Many things drove Poul to poesy and song composition. Once, at a not-very-well-managed Westercon in San Diego, our “banquet” consisted of some unidentifiable meat and a small round object that proved to be a boiled potato. I lifted mine and dropped it to the plate. Twice. At which point Poul looked up and said, “I have written about these for years, but this is the first time I have actually heard a dull, sickening, thud.” Before the week was out Poul had written “Bouncing Potatoes,” which is a filk song classic. If you don’t know what filk songs are, Google will be glad to enlighten you. Poul wrote a lot of them. There was a period when hardly a month went by without a new one appearing in the mail.

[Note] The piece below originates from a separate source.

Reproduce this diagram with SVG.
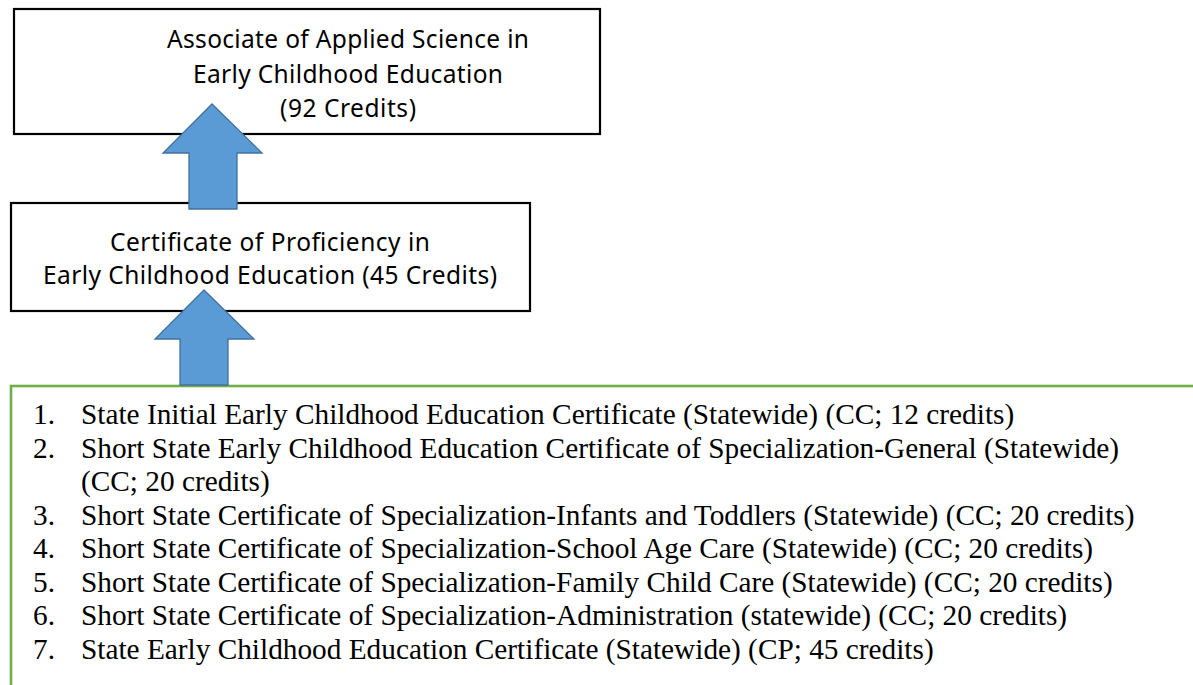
<svg xmlns="http://www.w3.org/2000/svg" width="1193" height="685" viewBox="0 0 1193 685">
<defs>
<style>
.box{fill:#ffffff;stroke:#000000;stroke-width:2.2}
.green{fill:#ffffff;stroke:#70AD47;stroke-width:2.6}
.arrow{fill:#5B9BD5;stroke:#41719C;stroke-width:1.3}
.sans{font-family:"Noto Sans","Liberation Sans",sans-serif;font-size:24.5px;fill:#000000;text-anchor:middle}
.serif{font-family:"Liberation Serif","Times New Roman",serif;font-size:29.3px;fill:#000000}
</style>
</defs>
<rect width="1193" height="685" fill="#ffffff"/>
<g id="node-aas">
<rect class="box" x="14" y="9" width="586" height="125"/>
<text class="sans" x="348" y="48" textLength="362" lengthAdjust="spacing">Associate of Applied Science in</text>
<text class="sans" x="348" y="83" textLength="310" lengthAdjust="spacing">Early Childhood Education</text>
<text class="sans" x="348" y="117" textLength="136" lengthAdjust="spacing">(92 Credits)</text>
</g>
<g id="node-cp">
<rect class="box" x="11" y="203" width="519" height="108"/>
<text class="sans" x="270" y="251" textLength="320" lengthAdjust="spacing">Certificate of Proficiency in</text>
<text class="sans" x="270" y="284" textLength="454" lengthAdjust="spacing">Early Childhood Education (45 Credits)</text>
</g>
<g id="node-list">
<rect class="green" x="11" y="386" width="1200" height="320"/>
<text class="serif" x="33" y="424">1.</text>
<text class="serif" x="81" y="424">State Initial Early Childhood Education Certificate (Statewide) (CC; 12 credits)</text>
<text class="serif" x="33" y="457.5">2.</text>
<text class="serif" x="81" y="457.5">Short State Early Childhood Education Certificate of Specialization-General (Statewide)</text>
<text class="serif" x="81" y="491">(CC; 20 credits)</text>
<text class="serif" x="33" y="524.5">3.</text>
<text class="serif" x="81" y="524.5">Short State Certificate of Specialization-Infants and Toddlers (Statewide) (CC; 20 credits)</text>
<text class="serif" x="33" y="558">4.</text>
<text class="serif" x="81" y="558">Short State Certificate of Specialization-School Age Care (Statewide) (CC; 20 credits)</text>
<text class="serif" x="33" y="591.5">5.</text>
<text class="serif" x="81" y="591.5">Short State Certificate of Specialization-Family Child Care (Statewide) (CC; 20 credits)</text>
<text class="serif" x="33" y="625">6.</text>
<text class="serif" x="81" y="625">Short State Certificate of Specialization-Administration (statewide) (CC; 20 credits)</text>
<text class="serif" x="33" y="658.5">7.</text>
<text class="serif" x="81" y="658.5">State Early Childhood Education Certificate (Statewide) (CP; 45 credits)</text>
</g>
<g id="connectors">
<polygon class="arrow" points="212,104 262,153 237,153 237,209 189,209 189,153 163,153"/>
<polygon class="arrow" points="204,290 254,339 228,339 228,385 180,385 180,339 155,339"/>
</g>
</svg>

By mail I mean mail. I don’t believe I ever got an email from Poul. Like me, he was a bit hard of hearing—one reason we got on well, I suspect, is that we both talked loud enough that each could easily hear and understand the other—and he didn’t like talking on the telephone. He wrote letters. I was an early convert to writing with computers, but my attempts to drag Poul into the computer age ran afoul of the fact that he was a good typist who saw no need for these new-fangled machines. After all, he turned out more and better work with his big standard typewriter than just about anyone could manage with a computer.

There was a time when Poul, Gordy Dickson, and I were a fixture at science fiction convention parties: we’d go off somewhere so as not to disturb the party, because while it was a matter of discussion as to whether Poul or I had the worse voice (Gordy actually sang well), I don’t think anyone who ever heard us doubted that between us we had the two worst voices in science fiction. One might wonder why anyone would listen to us, but in fact there’s no real doubt. It wasn’t the singing, it was the words. Poul composed hundreds of songs, all intriguing. Here’s one of them. It contains truth as well as humor. Much of Poul’s work does.

Black bodies give off radiation

And ought to continuously.

Black bodies give off radiation

But do it by Plank’s Theory.

Chorus:

Bring back, bring back,

Oh, bring back that old continuity!

Bring back, bring back,

Oh, bring back Clerk Maxwell to me.

Though now we have Schroedinger functions,

Dividing up h by 2 pi

That damn differential equation

Still has no solution for psi.

(Chorus)

Well, Heisenburg came to the rescue,

Intending to make all secure.

What is the result of his efforts?

We are absolutely unsure.

(Chorus)

Dirac spoke of energy levels,

Both minus and plus. Oh, how droll!

And now, just because of his teaching,

We don’t know our mass from a hole.

(Chorus)

This book is an appreciation of the man and his work.

And what work it was. He built characters. He turned simple ideas into stories. He constructed worlds in less time than it takes to spade up a garden. He built worlds and civilizations, often quite effortlessly, or at least it appeared that way. Sometime he had an idea for a story that needed a very weird world. He could dash that off, apparently effortlessly, done so well that it might later serve as the basis for new stories and novels.

He built characters, and he connected the future to the present. He understood the need for humanity to expand into the universe, and said so, in both fiction and non-fiction. He could see the consequences of not going to space, and told of the chilling consequences. He also told of the potential glory for conquering both the solar system and the galaxy. Bob Gleason, then editor in chief at
Tor
, worked at nominating Poul for a Nobel Prize in Literature. Bob understood that given the politics of the world this was highly unlikely, but that didn’t stop him. “Simple justice,” he once said. It would have been.